Kadın sezgiselliğinin yaşam kaynağı, direniş damarı olduğu gerçeğinin dili olan Sara yoldaş, yaşamı gibi ölümünün de normal, sıradan olmayacağını yoldaşlarına yazdığı mektuplarında paylaşmıştır. Bu hissiyatın arkasındaki gerçek, bireysel oluşma ve algılama kadar, Özgürlük Hareketi’nde oluşan ve olgunlaşan kadın temsili ve toplumsallığa öncülük etme düzeyiyle ilgili bir durumdur. Ömrü böyle bir direniş yolunda yoğrulmuş ve ilerlemiş, bu direniş tarihiyle oluşmuş özdeşleşmiş bir kadın gerçeğinin, kapitalist modernite için en büyük tehdit olduğunun bilincindedir. Bir de bu kadın, binlerce yıllık analık kültürünün, tanrıçalar diyarının, Star ülkesinin güzellik, özgürlük, sevgi kaynağı bir kadın gerçekleşmesidir. Kökleriyle, kültürüyle buluşmuş, özüne kavuşmuş bir kadındır.
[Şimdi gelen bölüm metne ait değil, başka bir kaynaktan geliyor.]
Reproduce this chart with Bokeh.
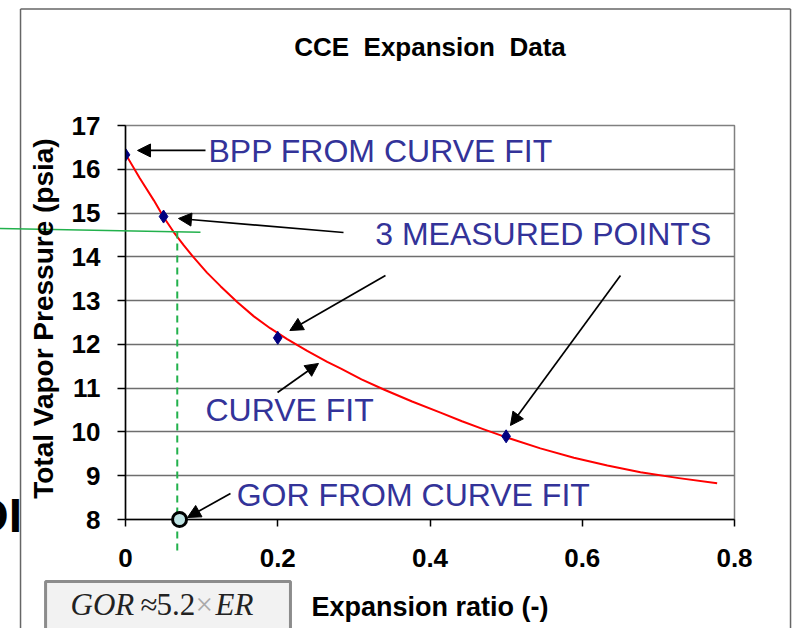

Sara, Ronahi ve Rojbin toplumsallaşan, güzelleşen ve sevilen kadının nasıl bir çekim merkezi olacağının yalın anlatımıdır. Oluşan kadın oluşturur; güzelleşen kadın güzelleştirir; seven kadın sevilir. Emeğe dayalı, mücadeleye dayalı, direnerek mutlaka kazanmaya dayalı iradi bir olgunlaşma durumudur bu. Varlık biçimini tanımladıkça bilinç düzeyinde derinleşmeyi, bu derinlikle özgürlük alanlarını, kurumlarını, sistemini yaratmayı, savunmayı ve süreklileştirmeyi ifade etmektedir. Üçüncü Dünya Savaşı’nın yaşandığı, devletçi sistem çelişkilerinin toplumsal değerlere egemenlik tarihi boyunca biriktirdiği bütün kiniyle saldırdığı bir dönemde, Sara’ların özgür yaşam ve toplum iddiası, direnişini yükseltmek, böyle bir oluşma, olgunlaşma ve yaşam gücüne dönüşmek anlamına geliyor. Bu zamanı yakalama, yaşama ve başarma umuduyla yeni bir mücadele yılında hepimize serkeftin.